→ Brief:
Starting from the top of the material, restate each line exactly until the line that contains "anchor=west] (t1) at", which is also copied. Pictures are excluded.

→ Material:
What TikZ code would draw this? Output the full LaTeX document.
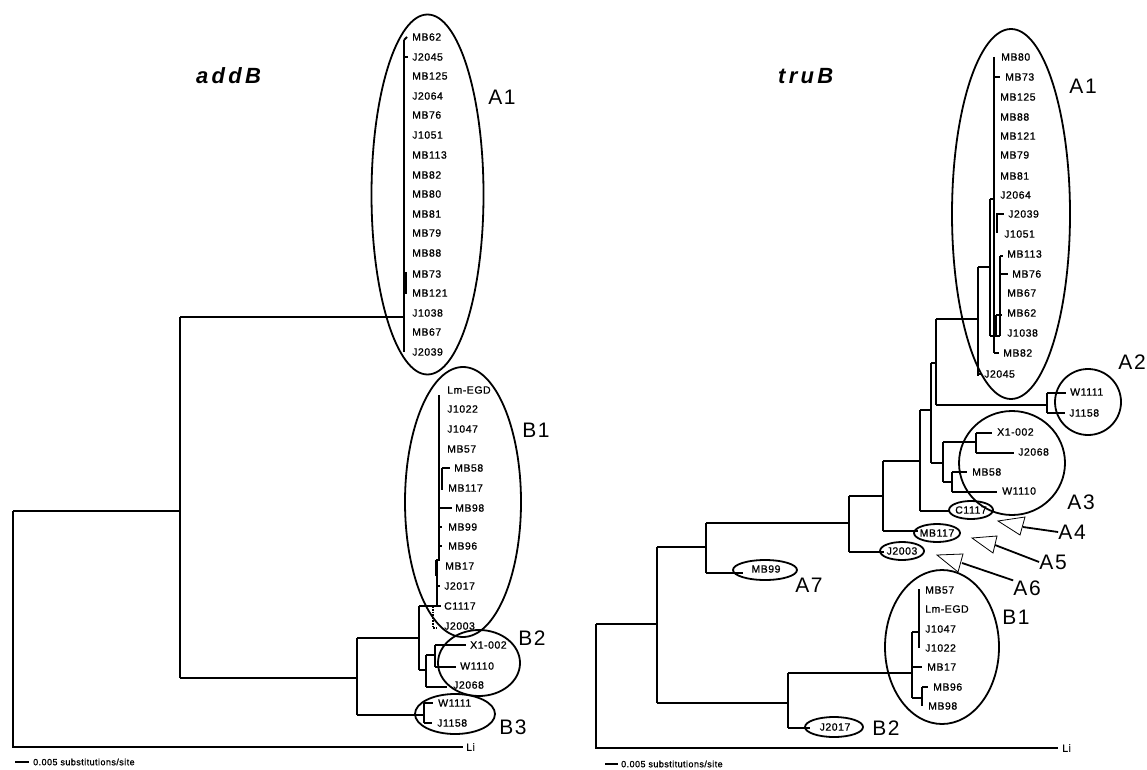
\documentclass[tikz,border=0pt]{standalone}
\usepackage{fontspec}
\setmainfont{Liberation Sans}
\newfontfamily\labfont[LetterSpace=5,FakeBold=1]{Liberation Sans}
\newfontfamily\bigfont[LetterSpace=8]{Liberation Sans}
\newfontfamily\titfont[LetterSpace=15]{Liberation Sans}
\begin{document}
\begin{tikzpicture}[x=1pt,y=-1pt,
  br/.style={line width=1.8pt},
  thk/.style={line width=2.8pt},
  cl/.style={line width=1.8pt},
  lab/.style={font=\labfont\fontsize{10.5}{12}\selectfont, anchor=west, inner sep=0pt},
  clab/.style={font=\labfont\fontsize{10.5}{12}\selectfont, inner sep=0pt},
  big/.style={font=\bigfont\fontsize{21}{24}\selectfont, inner sep=0pt},
  tit/.style={font=\titfont\bfseries\itshape\fontsize{22}{26}\selectfont, inner sep=0pt},
  sc/.style={font=\labfont\fontsize{9}{11}\selectfont, anchor=west, inner sep=0pt},
  tri/.style={draw, line width=0.8pt, fill=white, line join=miter},
]
\useasboundingbox (0,0) rectangle (1147,770);

% ================= LEFT TREE (addB) =================
\node[tit, anchor=west] (t1) at (196,76) {addB};

% backbone
\draw[br] (13,511) -- (13,747) -- (463,747);
\node[lab] (LiL) at (466,747) {Li};
\draw[br] (13,511) -- (180,511);
\draw[br] (180,317) -- (180,678);
\draw[br] (180,317) -- (404,317);
% A1
\draw[br] (404,40) -- (404,352);
\draw[br] (404,40) -- (407,37);
\draw[br] (404,57) -- (408,57);
\draw[thk] (406,272) -- (406,294);
\foreach \n/\y in {MB62/37,J2045/57,MB125/76,J2064/96,MB76/115,J1051/135,MB113/155,MB82/175,MB80/194,MB81/214,MB79/233,MB88/253,MB73/274,MB121/293,J1038/313,MB67/332,J2039/352}
  \node[lab] (L\n) at (412,\y) {\n};
\draw[cl] (427.5,194.5) ellipse [x radius=56, y radius=180];
\node[big] (A1L) at (502,97) {A1};

% B clusters
\draw[br] (180,678) -- (357,678);
\draw[br] (357,638) -- (357,715);
\draw[br] (357,638) -- (419,638);
\draw[br] (419,606) -- (419,670);
\draw[br] (419,606) -- (441,606);
\draw[br] (439,395) -- (439,560) -- (437,560) -- (437,606);
\draw[thk] (439,428) -- (439,450);
\draw[thk] (442,468) -- (442,490);
\draw[br] (442,468) -- (450,468);
\draw[br] (439,508) -- (452,508);
\draw[br] (439,527) -- (442,527);
\draw[br] (439,546) -- (442,546);
\draw[thk] (436,560) -- (436,576);
\draw[br] (437,586) -- (440,586);
\draw[br,densely dotted] (433,606) -- (433,628) -- (437,628);
\foreach \n/\y/\x in {Lm-EGD/390/447,J1022/409/447,J1047/429/447,MB57/449/447,MB58/468/454,MB117/488/448,MB98/508/455,MB99/527/448,MB96/546/448,MB17/566/445,J2017/586/444,C1117/606/444,J2003/626/444}
  \node[lab] (L\n) at (\x,\y) {\n};
\draw[cl] (463,502) ellipse [x radius=58, y radius=135];
\node[big] (B1L) at (536,430) {B1};

% B2
\draw[br] (419,670) -- (426,670);
\draw[br] (426,655) -- (426,687);
\draw[br] (426,687) -- (447,687);
\draw[br] (426,655) -- (435,655);
\draw[br] (435,645) -- (435,667);
\draw[br] (435,645) -- (466,645);
\draw[br] (435,667) -- (456,667);
\node[lab] (LX1) at (470,645) {X1-002};
\node[lab] (LW1110) at (460,666) {W1110};
\node[lab] (LJ2068) at (453,685) {J2068};
\draw[cl] (479,663) ellipse [x radius=41, y radius=33];
\node[big] (B2L) at (532,638) {B2};

% B3
\draw[br] (357,715) -- (424,715);
\draw[br] (424,703) -- (424,723);
\draw[br] (424,703) -- (433,703);
\draw[br] (424,723) -- (432,723);
\node[lab] (LW1111) at (438,703) {W1111};
\node[lab] (LJ1158) at (437,723) {J1158};
\draw[cl] (455,714) ellipse [x radius=40, y radius=20];
\node[big] (B3L) at (513,727) {B3};

% scale
\draw[line width=2pt] (15,762) -- (29,762);
\node[sc] (scL) at (33,762) {0.005 substitutions/site};

% ================= RIGHT TREE (truB) =================
\node[tit, anchor=west] (t2) at (778,76) {truB};

\draw[br] (596,624) -- (596,748) -- (1058,748);
\node[lab] (LiR) at (1062,748) {Li};
\draw[br] (596,624) -- (657,624);
\draw[br] (657,547) -- (657,703);
\draw[br] (657,547) -- (706,547);
\draw[br] (706,523) -- (706,573);
\draw[br] (706,573) -- (743,573);
\draw[cl] (765,570) ellipse [x radius=32, y radius=10];
\node[clab] (RMB99) at (766,569) {MB99};
\node[big] (A7L) at (809,585) {A7};
\draw[br] (706,523) -- (849,523);
\draw[br] (849,496) -- (849,552);
\draw[br] (849,552) -- (884,552);
\draw[cl] (902,551) ellipse [x radius=22, y radius=9];
\node[clab] (RJ2003) at (902,551) {J2003};
\draw[br] (849,496) -- (883,496);
\draw[br] (883,461) -- (883,531);
\draw[br] (883,531) -- (918,531);
\draw[cl] (937,533) ellipse [x radius=23, y radius=9];
\node[clab] (RMB117) at (937,533) {MB117};
\draw[br] (883,461) -- (920,461);
\draw[br] (920,410) -- (920,511);
\draw[br] (920,511) -- (950,511);
\draw[cl] (971,510) ellipse [x radius=22, y radius=9];
\node[clab] (RC1117) at (971,510) {C1117};
\draw[br] (920,410) -- (931,410);
\draw[br] (931,363) -- (931,463);
% A3
\draw[br] (931,463) -- (943,463);
\draw[br] (943,442) -- (943,482);
\draw[br] (943,442) -- (976,442);
\draw[br] (976,433) -- (976,453);
\draw[br] (976,433) -- (992,433);
\draw[br] (976,453) -- (1014,453);
\draw[br] (943,482) -- (952,482);
\draw[br] (952,472) -- (952,492);
\draw[br] (952,472) -- (967,472);
\draw[br] (952,492) -- (997,492);
\node[lab] (RX1) at (997,432) {X1-002};
\node[lab] (RJ2068) at (1018,452) {J2068};
\node[lab] (RMB58) at (972,472) {MB58};
\node[lab] (RW1110) at (1002,491) {W1110};
\draw[cl] (1012,463) ellipse [x radius=53, y radius=52];
\node[big] (A3L) at (1081,502) {A3};
% A2
\draw[br] (931,363) -- (936,363);
\draw[br] (936,319) -- (936,405);
\draw[br] (936,405) -- (1047,405);
\draw[br] (1047,393) -- (1047,413);
\draw[br] (1047,393) -- (1066,393);
\draw[br] (1047,413) -- (1065,413);
\node[lab] (RW1111) at (1070,392) {W1111};
\node[lab] (RJ1158) at (1069,413) {J1158};
\draw[cl] (1088,402) circle [radius=33];
\node[big] (A2L) at (1132,362) {A2};
% A1
\draw[br] (936,319) -- (978,319);
\draw[br] (978,267) -- (978,376);
\draw[br] (978,374) -- (982,374);
\draw[br] (978,267) -- (990,267);
\draw[br] (990,199) -- (990,336);
\draw[br] (990,199) -- (994,199);
\draw[br] (994,57) -- (994,353);
\draw[br] (994,353) -- (999,353);
\draw[br] (990,336) -- (1000,336);
\draw[br] (1000,256) -- (1000,336);
\draw[br] (1000,256) -- (1003,256);
\draw[br] (1000,274) -- (1008,274);
\draw[br] (996,315) -- (996,335);
\draw[br] (996,315) -- (1002,315);
\draw[thk] (997,213) -- (997,233);
\draw[br] (997,214) -- (1004,214);
\draw[br] (994,77) -- (1000,77);
\foreach \n/\y/\x in {MB80/57/1001,MB73/77/1005,MB125/97/1000,MB88/117/1000,MB121/136/1000,MB79/155/1000,MB81/176/1000,J2064/195/1000,J2039/214/1008,J1051/234/1004,MB113/254/1007,MB76/274/1012,MB67/293/1007,MB62/313/1007,J1038/333/1007,MB82/353/1003,J2045/374/984}
  \node[lab] (R\n) at (\x,\y) {\n};
\draw[cl] (1011,214) ellipse [x radius=59, y radius=185];
\node[big] (A1R) at (1083,86) {A1};

% A4 A5 A6 pointers
\node[big] (A4L) at (1072,532) {A4};
\node[big] (A5L) at (1053,562) {A5};
\node[big] (A6L) at (1027,588) {A6};
\draw[br] (1023,527) -- (A4L.west);
\draw[br] (995,545) -- (A5L.west);
\draw[br] (962,563) -- (A6L.north west);
\draw[tri] (998,521) -- (1025,517) -- (1020,535) -- cycle;
\draw[tri] (972,538) -- (997,536) -- (993,553) -- cycle;
\draw[tri] (937,555) -- (963,554) -- (958,572) -- cycle;

% B clusters right
\draw[br] (657,703) -- (788,703);
\draw[br] (788,673) -- (788,728);
\draw[br] (788,728) -- (810,728);
\draw[cl] (834,727) ellipse [x radius=29, y radius=10];
\node[clab] (RJ2017) at (835,727) {J2017};
\node[big] (B2R) at (886,728) {B2};
\draw[br] (788,673) -- (912,673);
\draw[br] (912,632) -- (912,698);
\draw[br] (912,632) -- (919,632);
\draw[br] (919,589) -- (919,648);
\draw[br] (912,667) -- (922,667);
\draw[br] (912,698) -- (922,698);
\draw[thk] (922,687) -- (922,706);
\draw[br] (922,687) -- (928,687);
\foreach \n/\y/\x in {MB57/590/925,Lm-EGD/609/925,J1047/629/925,J1022/648/925,MB17/667/927,MB96/687/933,MB98/706/928}
  \node[lab] (R\n) at (\x,\y) {\n};
\draw[cl] (942,647) ellipse [x radius=57, y radius=77];
\node[big] (B1R) at (1016,617) {B1};

\draw[line width=2pt] (605,764) -- (618,764);
\node[sc] (scR) at (621,764) {0.005 substitutions/site};
\end{tikzpicture}
\end{document}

→ Solution to this task:
What TikZ code would draw this? Output the full LaTeX document.
\documentclass[tikz,border=0pt]{standalone}
\usepackage{fontspec}
\setmainfont{Liberation Sans}
\newfontfamily\labfont[LetterSpace=5,FakeBold=1]{Liberation Sans}
\newfontfamily\bigfont[LetterSpace=8]{Liberation Sans}
\newfontfamily\titfont[LetterSpace=15]{Liberation Sans}
\begin{document}
\begin{tikzpicture}[x=1pt,y=-1pt,
  br/.style={line width=1.8pt},
  thk/.style={line width=2.8pt},
  cl/.style={line width=1.8pt},
  lab/.style={font=\labfont\fontsize{10.5}{12}\selectfont, anchor=west, inner sep=0pt},
  clab/.style={font=\labfont\fontsize{10.5}{12}\selectfont, inner sep=0pt},
  big/.style={font=\bigfont\fontsize{21}{24}\selectfont, inner sep=0pt},
  tit/.style={font=\titfont\bfseries\itshape\fontsize{22}{26}\selectfont, inner sep=0pt},
  sc/.style={font=\labfont\fontsize{9}{11}\selectfont, anchor=west, inner sep=0pt},
  tri/.style={draw, line width=0.8pt, fill=white, line join=miter},
]
\useasboundingbox (0,0) rectangle (1147,770);

% ================= LEFT TREE (addB) =================
\node[tit, anchor=west] (t1) at (196,76) {addB};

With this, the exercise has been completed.